You can now let DaCHS create its file system hierarchy:

dachs init

dachs init will spit out a warning about a missing file defaultmeta.txt on the first run. On that first run, you can ignore the warning; the missing file will be created by DaCHS.

If your database server is not on the same machine as your web server (which is not recommended for a test setup), you have to pass a complete DSN that lets DaCHS connect as a superuser to dachs init. A DSN ("Data Source Name") is a sequence of key-values pairs as used by ODBC or Postgres itself (with keys discussed in Database Connection Control Functions in the postgres documentation). You would say something like:

dachs init --dsn "host=myhost.xy port=5546 user=super password=secret dbname=wisdom"

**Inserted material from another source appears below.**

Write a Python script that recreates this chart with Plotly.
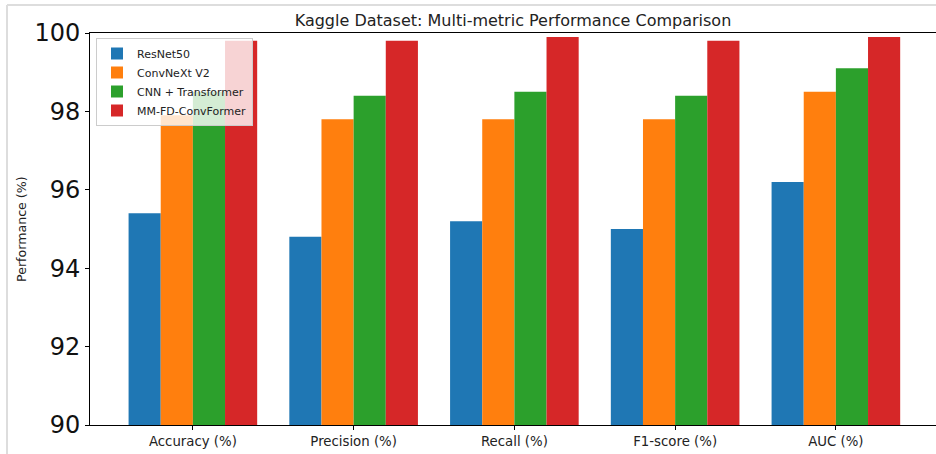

– make sure you give at least dbname and whatever role DaCHS ends up using has superuser privileges during setup (that role is not used during normal DaCHS operation any more).

You can later run gavo init again. It will not clobber anything you did in the meantime (well, if it does, it's a bug and you should fiercely complain). In particular, this is the most convenient way to create directories if you changed locations in gavo.rc.

The init script

Though you can operate the server manually through dachs serve (start|stop|reload), you will probably want to have your init system automatically start it. See https://docs.g-vo.org/DaCHS/tutorial.html#starting-and-stopping-the-server for details on integrating DaCHS with either sysvinit or systemd.

Docker

We do not really recommend using Docker containers on production machines. We do, however, use Docker in our internal QA to check installability and upgradeability; in case you are curious what we do, see http://svn.ari.uni-heidelberg.de/svn/integration/dockerbased .

Still, if you want to build a Docker-able DaCHS take a look at the corresponding Git or, analogously, Docker repositories.